12 thoughts on “Why we aren’t following Dave Ramsey”

  1. I love these thoughts. We also don’t follow Dave, but I don’t question the wisdom of his process. We make other choices and so far, we’re doing well, too.

  2. This is such an interesting perspective. We did the program several times, but like you lived on one income for many years. Because of chronic illness, I’ve been not working for many years. Living on one income meant countless sacrifices and always doing without many things…but we raised our kids, homeschooled, moved for work frequently and along the way had many exciting adventures. We do have too much debt, and my husband just lost his job as the company folded. I appreciated your perspective today, it was very encouraging

    1. Oh, Christa! I’m so sorry for the financial uncertainty you are facing right now, but God’s got you, as you well know! It’s amazing looking back at how God provides, even when it doesn’t make sense on paper.

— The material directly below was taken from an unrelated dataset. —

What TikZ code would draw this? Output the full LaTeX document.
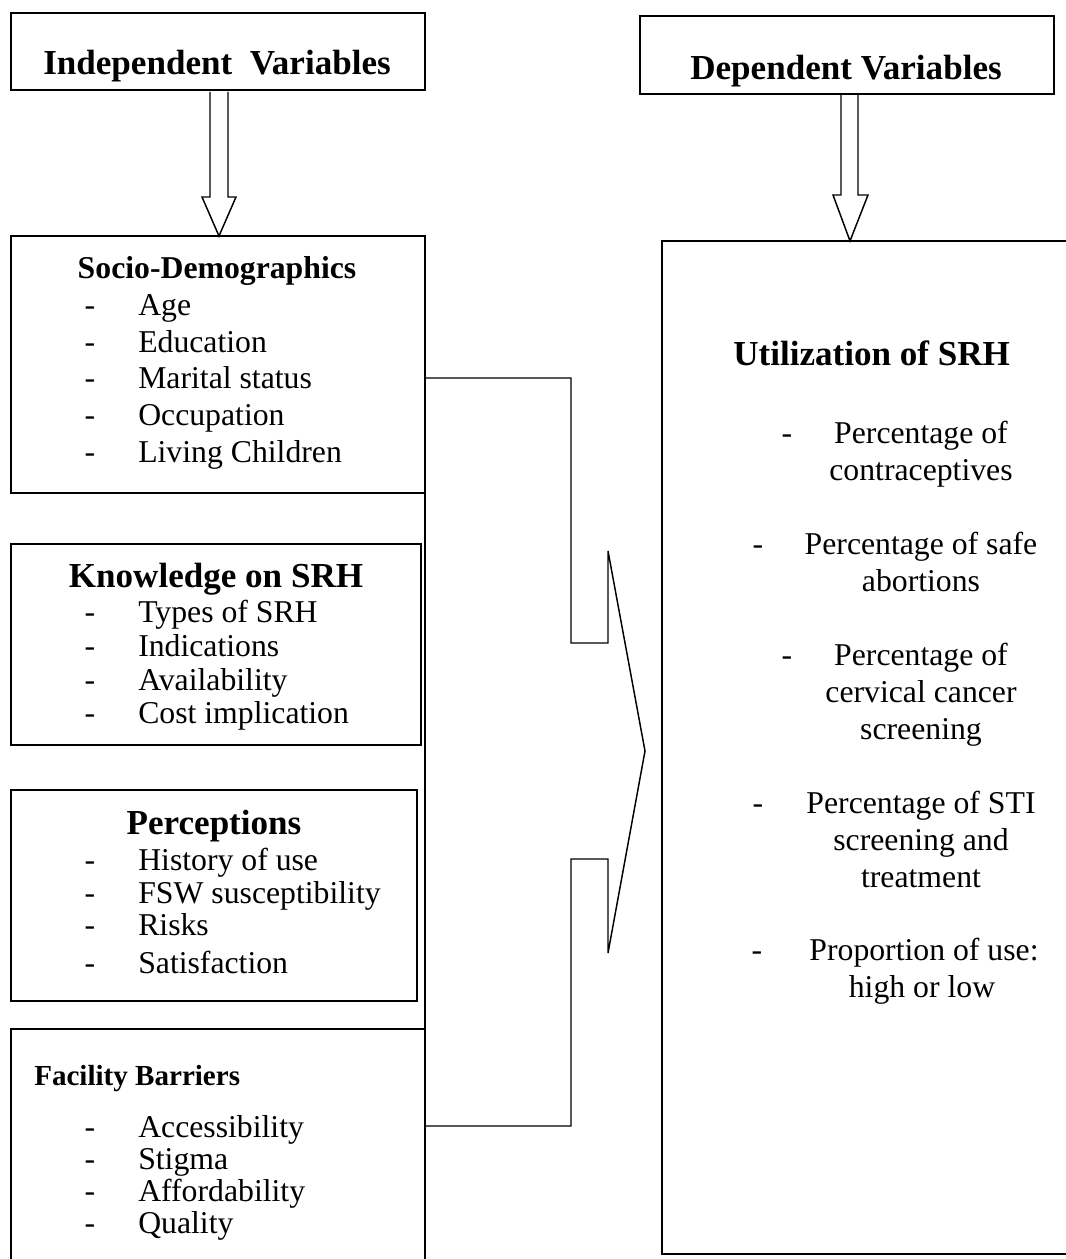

      Heavenly Father, I come before you and pray protection and provision over Christa and her family. Bring her husband the job you have prepared for him and let them feel your presence during this time. I pray that you would be glorified through all of this. Amen!

  3. I want to type “YES!” 100 times, but instead I’ll just do a little celebration in agreement 🎉🎉🎉🎉🎉🎉 my husband and I also decided to not follow Dave’s way because for us, it’s not worth putting our entire life on hold for a future we aren’t guaranteed. We have a mortgage and student loans. That’s it. We live within our means but aren’t sacrificing everything to be debt free in a short amount of time. Who knows what tomorrow brings? Your point about a savings is also so spot on. Thanks for sharing your perspective!

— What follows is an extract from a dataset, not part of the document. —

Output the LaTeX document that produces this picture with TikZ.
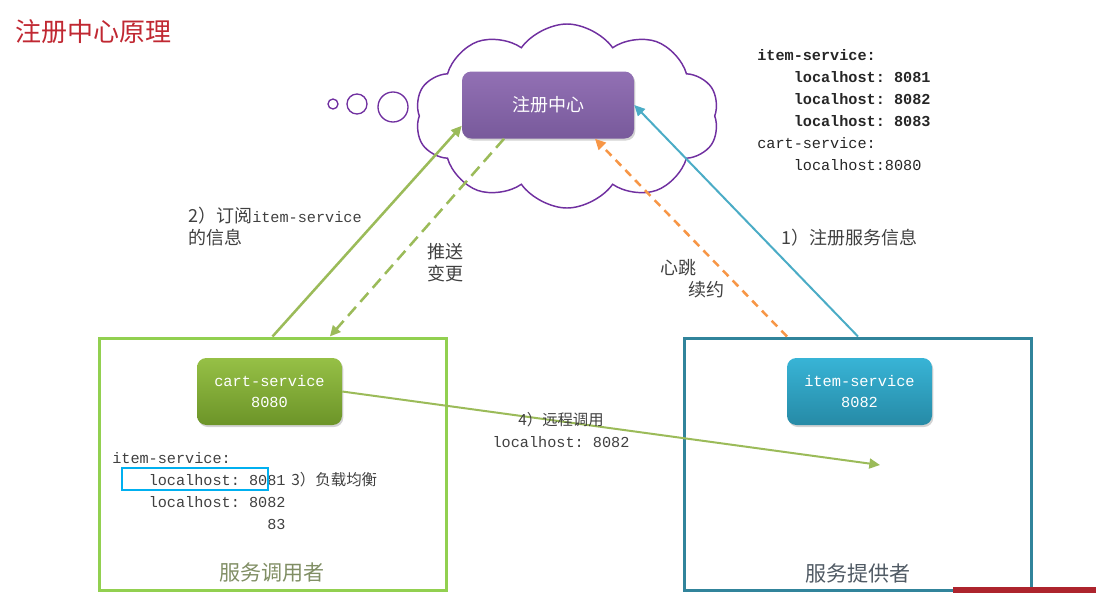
\documentclass[tikz,border=0pt]{standalone}
\usepackage{fontspec}
\setmainfont{Noto Sans CJK SC}
\setmonofont{Liberation Mono}
\usetikzlibrary{arrows.meta, shapes.symbols, shadows}

\definecolor{titlered}{RGB}{192,40,50}
\definecolor{cloudpurple}{RGB}{112,48,160}
\definecolor{regtop}{RGB}{146,112,180}
\definecolor{regbottom}{RGB}{120,90,155}
\definecolor{carttop}{RGB}{150,192,70}
\definecolor{cartbottom}{RGB}{108,148,40}
\definecolor{itemtop}{RGB}{56,180,214}
\definecolor{itembottom}{RGB}{38,138,166}
\definecolor{consgreen}{RGB}{146,208,80}
\definecolor{provteal}{RGB}{49,132,155}
\definecolor{linkgreen}{RGB}{155,187,89}
\definecolor{linkteal}{RGB}{75,172,198}
\definecolor{linkorange}{RGB}{247,150,70}
\definecolor{lbblue}{RGB}{0,176,240}
\definecolor{labelgray}{RGB}{64,64,64}
\definecolor{consname}{RGB}{128,142,100}
\definecolor{provname}{RGB}{80,90,100}

\newcommand\codefont{\ttfamily\fontsize{11.4}{16.5}\selectfont}

\tikzset{
  svcbox/.style={rounded corners=7pt, minimum width=108.75pt, minimum height=50.25pt,
    text=white, font=\ttfamily\fontsize{11.5}{16}\selectfont, align=center,
    drop shadow={opacity=0.35, shadow xshift=1pt, shadow yshift=-1.5pt}},
  area/.style={draw, line width=2.25pt, minimum width=260.25pt, minimum height=189pt},
  bubble/.style={circle, draw=cloudpurple, line width=1pt, inner sep=0pt},
  lbl/.style={text=labelgray, font=\fontsize{13.5}{16.5}\selectfont, align=left, inner sep=0pt},
  code/.style={text=labelgray, font=\codefont, align=left, inner sep=0pt},
  link/.style={line width=1.9pt, -{Triangle[length=8pt,width=7.5pt]}},
}

\begin{document}
\begin{tikzpicture}[x=0.75pt, y=-0.75pt]
  \useasboundingbox (0,0) rectangle (1096,593);
  % title
  \node[anchor=west, text=titlered, font=\fontsize{19.5}{22}\selectfont, inner sep=0pt] (title) at (15,32) {注册中心原理};

  % registry in its cloud
  \node[cloud, cloud puffs=10, cloud puff arc=110, aspect=1.7, draw=cloudpurple, line width=1.1pt,
    minimum width=228pt, minimum height=138pt] (cloud) at (567,116) {};
  \node[bubble, minimum size=7.5pt] (bubble1) at (333,104) {};
  \node[bubble, minimum size=15pt] (bubble2) at (357,104) {};
  \node[bubble, minimum size=22.5pt] (bubble3) at (393,107) {};
  \node[svcbox, top color=regtop, bottom color=regbottom, minimum width=129pt,
    font=\fontsize{13.5}{16}\selectfont] (reg) at (548,105) {注册中心};
  \node[code, anchor=west, text=black!85] (regtable) at (757,110)
    {\bfseries item-service:\\
     \bfseries\hphantom{0000}localhost: 8081\\
     \bfseries\hphantom{0000}localhost: 8082\\
     \bfseries\hphantom{0000}localhost: 8083\\
     cart-service:\\
     \hphantom{0000}localhost:8080};

  % consumer and provider
  \node[area, draw=consgreen] (consumer) at (272.5,464) {};
  \node[area, draw=provteal] (provider) at (858,464) {};
  \node[svcbox, top color=carttop, bottom color=cartbottom] (cart) at (269.5,391.5) {cart-service\\8080};
  \node[svcbox, top color=itemtop, bottom color=itembottom] (item) at (859.5,391.5) {item-service\\8082};
  \node[text=consname, font=\fontsize{15.8}{18}\selectfont] (consname) at (272,573) {服务调用者};
  \node[text=provname, font=\fontsize{15.8}{18}\selectfont] (provname) at (858,573) {服务提供者};

  % local list in cart-service
  \node[code, anchor=west] (cartlist) at (112,491)
    {item-service:\\
     \hphantom{0000}localhost: 8081\\
     \hphantom{0000}localhost: 8082\\
     \hphantom{0000localhost: 80}83};
  \draw[lbblue, line width=0.8pt] (122,468) rectangle (268,490);
  \node[lbl, anchor=west, font=\fontsize{11.6}{14}\selectfont] (balance) at (291,480) {3）负载均衡};

  % connectors
  \draw[link, linkteal, line width=1.5pt] (provider.north) -- (reg.east);
  \draw[link, linkorange, dash pattern=on 6pt off 4.5pt] ([xshift=-53.25pt]provider.north) -- ([xshift=35.25pt]reg.south);
  \draw[link, linkgreen] (consumer.north) -- ([yshift=9.75pt]reg.south west);
  \draw[link, linkgreen, dash pattern=on 9pt off 5pt] ([xshift=-33pt]reg.south) -- ([xshift=43pt]consumer.north);
  \coordinate (callend) at (880,465);
  \draw[link, linkgreen, line width=1.5pt] (cart.east) -- (callend);

  % labels
  \node[lbl, anchor=west] (subscribe) at (188,227) {2）订阅{\codefont item-service}\\的信息};
  \node[lbl, anchor=west] (push) at (427,263) {推送\\变更};
  \node[lbl, anchor=west] (beat) at (660,279) {心跳\\\hspace*{21pt}续约};
  \node[lbl, anchor=west] (register) at (781,238) {1）注册服务信息};
  \node[lbl, align=center, font=\fontsize{11.5}{17}\selectfont] (call) at (561,430) {4）远程调用\\{\codefont localhost: 8082}};

  % footer strip
  \fill[titlered!90!black] (953,587) rectangle (1096,593);
\end{tikzpicture}
\end{document}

  4. The biggest turn off for me to Dave Ramsey was the people who were following his steps. For many people, I have seen it become an obsession. First off, they become very greedy with their money, unintentionally of course, but they let everyone else foot the bill for everything. They are also not giving people because they are so obsessed with paying down debt, that they become money hoarders. What happens if you die tomorrow, before you can reach step #5, I think it is, the one where you are financially free and therefore can give to others. You will have left a legacy of being a money hoarder. Secondly, Ramsey followers become very judgemental of everyone else. There is a point where you can feel proud of yourself for paying off debt because, yes, that is a huge thing, but I have seen many followers in pride, judging others for any money choices they make. They feel like they are better than everyone else because of how great they are with their money. I think Dave Ramsey is very wise and has a lot of wisdom to offer. I take it with a grain of salt, but I hope anyone who follows him can be aware of their actions and how they view others.

  5. We’ve come to similar conclusions. We still have a lot of student loan debt and even if we gave up all the non-essentials (and in the past we really have) it would still barely cut a year or two off the loan length. Then my husband lost his job and we had to put the loans on deferment for six months. That stung, it basically ate up all of our progress by making extra principle payments and going without. Our oldest is 10, the others are 7 and 3. We have a limited window with them and part of me feels like some of the things we want to do with them have a ticking clock. I don’t want them to remember their childhoods as mom and dad always obsessing about money and working extra hours. I want to be debt free, REALLY REALLY do, but I’m not sure I’m willing to sacrifice my kids’ entire childhood to do it.